Потом пили кофе. Она сказала, что очень просто: однако почему-то два чайника, носик одного завязывается марлей, потом содержимое выливается через фильтр во второй, снова греется — какой-то патологический перфекционизм. Анюта явно страдала. Потом разболтались. Сначала о войне. В первые дни Париж бомбили, по ночам сирены, и их дом на улице Лакурб был обстрелян. Пришлось переехать сюда, на улицу Сен-Санс. Было голодно, но зато очень «сплоченно». Всю войну оставались в Париже, был комендантский час, но для артистов выдавали специальное разрешение на ночные хождения. И Шарль Мюнш приезжал на велосипеде, жарили пирожки, Петя играл на рояле (где он теперь, этот рояль? Вместо него — телевизор), оставались ночевать. Этих домов — она подводит нас к окну, видны многоэтажные новые дома, довольно элегантные, — не было, прямо через сквер можно было пройти к Эйфелевой башне, в войну был пустырь, кошки, «а теперь, душка, я туда не хожу — такой попюласьон!»
Говорим о мужьях и поклонниках. Петя легко плакал. Отца своего ненавидел. «За богатство!» Ухаживали многие. Борис Лосский делал предложение. Но были они, Лосские, невыразимо скучны. И эта их церковность. Они как-то «метались» в церкви на пол. Хотя был очень образован, прекрасно знал французскую архитектуру, потом много лет был хранителем музея в Туре.
«Папа был сначала удивлен нашим браком. Может быть, он думал об Ирине. Ирина была очень красива. Но Петя сказал как-то: „Зачем жемчужина, когда есть брильянт“. Папа уехал в 1928 году в Литву. Он обожал литовцев. Быстро выучил литовский, лекции по-литовски читал».
Ведет нас в свою спальню. Аскетическую. В головах маленькая иконка — Серафим Саровский с медведем. На столе — замечательная фотография отца с папиросой, кольца дыма, худое прекрасное лицо. Кровать застелена каким-то солдатским одеялом, просто койка какая-то. «Это я его фотографировала. Кажется, в Каунасе, в его кабинете… Я ведь тоже туда ездила несколько раз, до войны. Прислуга была польская, целовали „в плечико“».

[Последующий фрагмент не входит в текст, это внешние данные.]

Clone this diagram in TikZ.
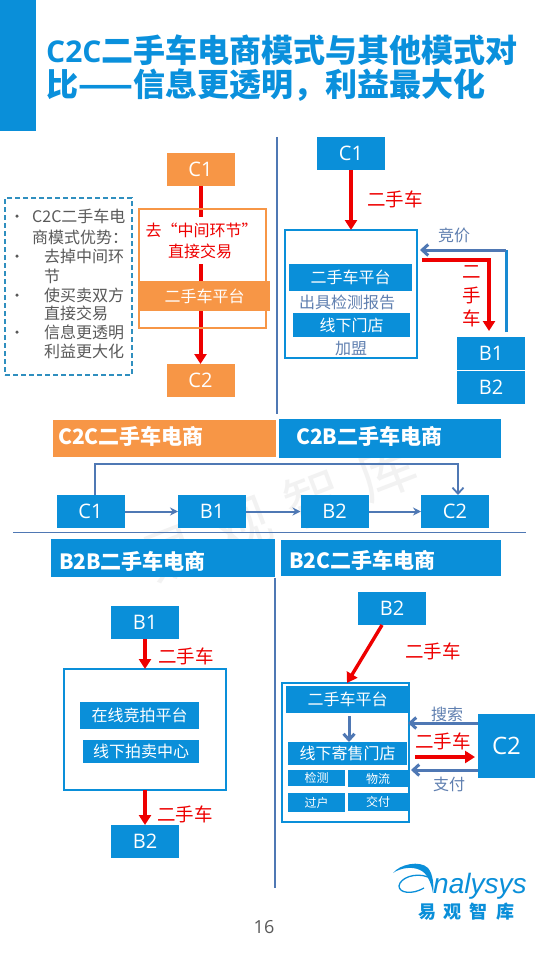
\documentclass[tikz,border=0pt]{standalone}
\usepackage{fontspec}
\setmainfont{Open Sans}
\newfontfamily\cjk{Noto Sans CJK SC}
\newfontfamily\logofont{Liberation Sans}
\usetikzlibrary{arrows.meta}
\definecolor{bluefill}{HTML}{0A8FD9}
\definecolor{orangefill}{HTML}{F79646}
\definecolor{titleblue}{HTML}{0A90DC}
\definecolor{steel}{HTML}{4F78B4}
\definecolor{redline}{HTML}{EE0000}
\definecolor{graytxt}{HTML}{595959}
\definecolor{steeltxt}{HTML}{5F7FB0}
\definecolor{dashblue}{HTML}{2F8FBF}
\tikzset{
  bx/.style={inner sep=0pt,outer sep=0pt,text=white,align=center},
  bluebox/.style={bx,fill=bluefill},
  orangebox/.style={bx,fill=orangefill},
  ent/.style={minimum width=68pt,minimum height=33pt,font=\fontsize{20}{22}\selectfont},
  plat/.style={font=\cjk\fontsize{16}{18}\selectfont},
  tiny/.style={font=\cjk\fontsize{12}{13}\selectfont},
  head/.style={bx,anchor=west,font=\cjk\bfseries\fontsize{21}{23}\selectfont},
  frame/.style={draw=#1,line width=1.6pt,fill=none,inner sep=0pt,outer sep=0pt},
  redarrow/.style={draw=redline,line width=3.4pt,-{Triangle[length=10pt,width=12pt]}},
  redlabel/.style={inner sep=0pt,text=redline,font=\cjk\fontsize{18.5}{20}\selectfont},
  steelarrow/.style={draw=steel,line width=3pt,-{Straight Barb[length=6pt,width=11pt]}},
  thinarrow/.style={draw=steel,line width=2pt,-{Stealth[length=8pt,width=8pt]}},
  steellabel/.style={inner sep=0pt,text=steeltxt,font=\cjk\fontsize{16}{18}\selectfont},
  divider/.style={draw=steel,line width=1.8pt},
  bul/.style={inner sep=0pt,anchor=west,text=graytxt,font=\cjk\fontsize{16}{18}\selectfont},
}
\begin{document}
\begin{tikzpicture}[x=1pt,y=-1pt]
\useasboundingbox (0,0) rectangle (540,960);
\fill[white] (0,0) rectangle (540,960);
% watermark
\node[rotate=21,text=black!5,font=\cjk\fontsize{58}{60}\selectfont,inner sep=0pt] (wm) at (278,512) {易\,\,观\,\,智\,\,库};
% title
\node[fill=bluefill,inner sep=0pt,minimum width=36pt,minimum height=131pt] (bar) at (18,65.5) {};
\node[inner sep=0pt,anchor=west,text=titleblue,font=\bfseries\fontsize{30}{32}\selectfont] (t1) at (46,50) {C2C{\cjk\bfseries\fontsize{32}{34}\selectfont 二手车电商模式与其他模式对}};
\node[inner sep=0pt,anchor=west,text=titleblue,font=\cjk\bfseries\fontsize{32}{34}\selectfont] (t2) at (46,85) {比——信息更透明，利益最大化};
% dividers
\coordinate (v1a) at (277,137); \coordinate (v1b) at (277,414);
\coordinate (v2a) at (275,578); \coordinate (v2b) at (275,888);
\coordinate (h1a) at (13,532.5); \coordinate (h1b) at (526,532.5);
\draw[divider] (v1a)--(v1b); \draw[divider] (v2a)--(v2b); \draw[divider] (h1a)--(h1b);

% C2C
\node[orangebox,ent] (c2c1) at (200.5,169.5) {C1};
\node[orangebox,ent] (c2c2) at (200.5,380.5) {C2};
\draw[redarrow,line width=4pt] (c2c1)--(c2c2);
\node[draw=orangefill,line width=1.6pt,minimum width=127pt,minimum height=119pt,inner sep=0pt] (c2cframe) at (202.5,268.5) {};
\node[inner sep=0pt,fill=white,minimum width=120pt,minimum height=47pt,text=redline,align=center,font=\cjk\fontsize{16}{21}\selectfont] (c2cgo) at (200,240.5) {\hspace{3pt}去“中间环节”\\直接交易};
\node[orangebox,plat,minimum width=131pt,minimum height=30pt] (c2cplat) at (204.5,296) {二手车平台};
% advantages
\node[draw=dashblue,line width=1.5pt,minimum width=127pt,minimum height=177pt,inner sep=0pt,dash pattern=on 5pt off 3pt] (adv) at (68.5,286.5) {};
\foreach \n/\y/\x/\t in {a/216/32/C2C二手车电,b/237/32/商模式优势：,c/256/44/去掉中间环,d/276/44/节,e/295/44/使买卖双方,f/313/44/直接交易,g/332/44/信息更透明,h/351/44/利益更大化}{
  \node[bul] (adv\n) at (\x,\y) {\t};
}
\foreach \n/\y in {a/216,c/256,e/295,g/332}{
  \node[circle,fill=graytxt,inner sep=0pt,minimum size=3.5pt] (dot\n) at (17,\y) {};
}

% C2B
\node[bluebox,ent] (c2b1) at (351,153.5) {C1};
\node[frame=bluefill,minimum width=132pt,minimum height=128pt] (c2bframe) at (351,294) {};
\draw[redarrow] (c2b1)--(c2bframe);
\node[redlabel] (c2bl1) at (395,199) {二手车};
\node[bluebox,plat,minimum width=123pt,minimum height=27pt] (c2bplat) at (350.5,277.5) {二手车平台};
\node[steellabel] (c2breport) at (347,302) {出具检测报告};
\node[bluebox,plat,minimum width=117pt,minimum height=24pt] (c2bshop) at (351.5,325) {线下门店};
\node[steellabel] (c2bjoin) at (351,349) {加盟};
\node[bluebox,ent,minimum height=33pt] (c2bb1) at (491,353.5) {B1};
\node[bluebox,ent,minimum height=33pt] (c2bb2) at (491,387.5) {B2};
\coordinate (bidstart) at (506,332);
\coordinate (bidcorner) at (506,250);
\coordinate (bidend) at (420,250);
\draw[draw=bluefill!80!steel,line width=3pt] (bidstart)--(bidcorner);
\draw[steelarrow] (bidcorner)--(bidend);
\node[steellabel] (c2bbid) at (454,235) {竞价};
\coordinate (carstart) at (422,260);
\coordinate (carcorner) at (489,260);
\coordinate (carend) at (489,331);
\draw[redarrow] (carstart)--(carcorner)--(carend);
\node[redlabel] (c2bv1) at (472,272) {二};
\node[redlabel] (c2bv2) at (472,295) {手};
\node[redlabel] (c2bv3) at (472,318) {车};

% headers
\node[fill=orangefill,minimum width=223pt,minimum height=37pt,inner sep=0pt] (h1) at (164.5,438.5) {};
\node[head] (h1t) at (58,436) {C2C二手车电商};
\node[fill=bluefill,minimum width=222pt,minimum height=39pt,inner sep=0pt] (h2) at (390,438.5) {};
\node[head] (h2t) at (296,436) {C2B二手车电商};
\node[fill=bluefill,minimum width=224pt,minimum height=38pt,inner sep=0pt] (h3) at (163,557.5) {};
\node[head] (h3t) at (59,561) {B2B二手车电商};
\node[fill=bluefill,minimum width=220pt,minimum height=36pt,inner sep=0pt] (h4) at (391,557.5) {};
\node[head] (h4t) at (289,560) {B2C二手车电商};

% chain
\node[bluebox,ent] (cc1) at (90.5,511.5) {C1};
\node[bluebox,ent] (cb1) at (212,511.5) {B1};
\node[bluebox,ent] (cb2) at (334.5,511.5) {B2};
\node[bluebox,ent] (cc2) at (455,511.5) {C2};
\draw[thinarrow] (cc1)--(cb1);
\draw[thinarrow] (cb1)--(cb2);
\draw[thinarrow] (cb2)--(cc2);
\coordinate (up1) at (95,464);
\coordinate (up2) at (458,464);
\draw[steel,line width=1.8pt,-{Straight Barb[length=6pt,width=11pt]}] (cc1.north -| up1)--(up1)--(up2)--(cc2.north -| up2);

% B2B
\node[bluebox,ent] (bb1) at (145,622.5) {B1};
\node[frame=bluefill,minimum width=162pt,minimum height=121pt] (bbframe) at (145,729.5) {};
\node[bluebox,ent] (bb2) at (145,841.5) {B2};
\draw[redarrow] (bb1)--(bbframe);
\draw[redarrow] (bbframe)--(bb2);
\node[redlabel] (bbl1) at (186,656) {二手车};
\node[redlabel] (bbl2) at (185,814) {二手车};
\node[bluebox,plat,minimum width=119pt,minimum height=27pt] (bbp1) at (139.5,715.5) {在线竞拍平台};
\node[bluebox,plat,minimum width=116pt,minimum height=23pt] (bbp2) at (141,751.5) {线下拍卖中心};

% B2C
\node[bluebox,ent] (bcb2) at (392,608.5) {B2};
\node[frame=bluefill,minimum width=127pt,minimum height=139pt] (bcframe) at (345.5,752.5) {};
\coordinate (bcin) at (347,683);
\draw[redarrow] (bcb2)--(bcin);
\node[redlabel] (bcl1) at (433,651) {二手车};
\node[bluebox,plat,minimum width=123pt,minimum height=27pt] (bcp) at (347.5,699.5) {二手车平台};
\node[bluebox,plat,minimum width=119pt,minimum height=23pt] (bcs) at (347.5,753.5) {线下寄售门店};
\draw[steelarrow] (bcp.south)++(1.5,3) coordinate (bcd1) -- (bcd1 |- bcs.north);
\node[bluebox,tiny,minimum width=57pt,minimum height=16pt] (bc1) at (316.5,778) {检测};
\node[bluebox,tiny,minimum width=60pt,minimum height=17pt] (bc2) at (378,778.5) {物流};
\node[bluebox,tiny,minimum width=57pt,minimum height=19pt] (bc3) at (316.5,802.5) {过户};
\node[bluebox,tiny,minimum width=60pt,minimum height=18pt] (bc4) at (378,802) {交付};
\node[bluebox,font=\fontsize{24}{26}\selectfont,minimum width=57pt,minimum height=64pt] (bcc2) at (506.5,746) {C2};
\coordinate (s1) at (478,723); \coordinate (s2) at (408,723);
\coordinate (p1) at (478,770); \coordinate (p2) at (411,770);
\coordinate (r1) at (415,757); \coordinate (r2) at (475,757);
\draw[steelarrow] (s1)--(s2);
\draw[steelarrow] (p1)--(p2);
\draw[redarrow] (r1)--(r2);
\node[steellabel] (bcsearch) at (447,714) {搜索};
\node[redlabel] (bcl2) at (443,741) {二手车};
\node[steellabel] (bcpay) at (449,784) {支付};

% page number and logo
\node[inner sep=0pt,text=graytxt,font=\fontsize{18}{20}\selectfont] (pg) at (264,927) {16};
\fill[bluefill] (393,873) .. controls (400,864) and (420,860) .. (428,868) .. controls (433,874) and (434,885) .. (433,893) .. controls (431,882) and (427,873) .. (420,870) .. controls (412,866) and (400,868) .. (393,873) -- cycle;
\draw[bluefill,line width=1.3pt] (428,877) .. controls (415,872) and (400,878) .. (399,886) .. controls (399,893) and (412,895) .. (424,888);
\node[inner sep=0pt,anchor=base west,text=bluefill,font=\logofont\itshape\fontsize{28}{30}\selectfont] (lg) at (433,893) {nalysys};
\node[inner sep=0pt,text=bluefill,font=\cjk\bfseries\fontsize{18}{20}\selectfont] (lgc) at (466,912) {易\hspace{8pt}观\hspace{8pt}智\hspace{8pt}库};
\end{tikzpicture}
\end{document}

В коридоре на низком шкафу (в котором хранится почему-то посуда, а не обувь) два фаянсовых китчевых льва и две круглые странные головы, как грибы. Это телеграфные чашечки, Пете нравились.
Анюта конечно же заводит разговор о Марине и Але. «Страшно неприветливая, мрачная. Неулыбчивая. Ногой топала. Аля меня не любила: „У Марьяны глаза злые-злые!“ Но мы виделись редко. Летом, в Понтайяке, когда папа приезжал, и Марина была со своим сыном, невероятно избалованным».
Показывает замечательный альбом времен Понтайяка — она увлекалась фотографией и наснимала целую серию групповых фото отдыхавших в те годы на этом побережье.
Анюта вцепилась в альбом, просит дать ей переснять для ее книжки. Марьяна охотно отдает его «Анечке». И письмо, знаменитое письмо Марины Ивановны (несправедливое!) Карсавину, якобы неодобрительно упомянувшему еврейство Эфрона, охотно дает переписать для той же книги.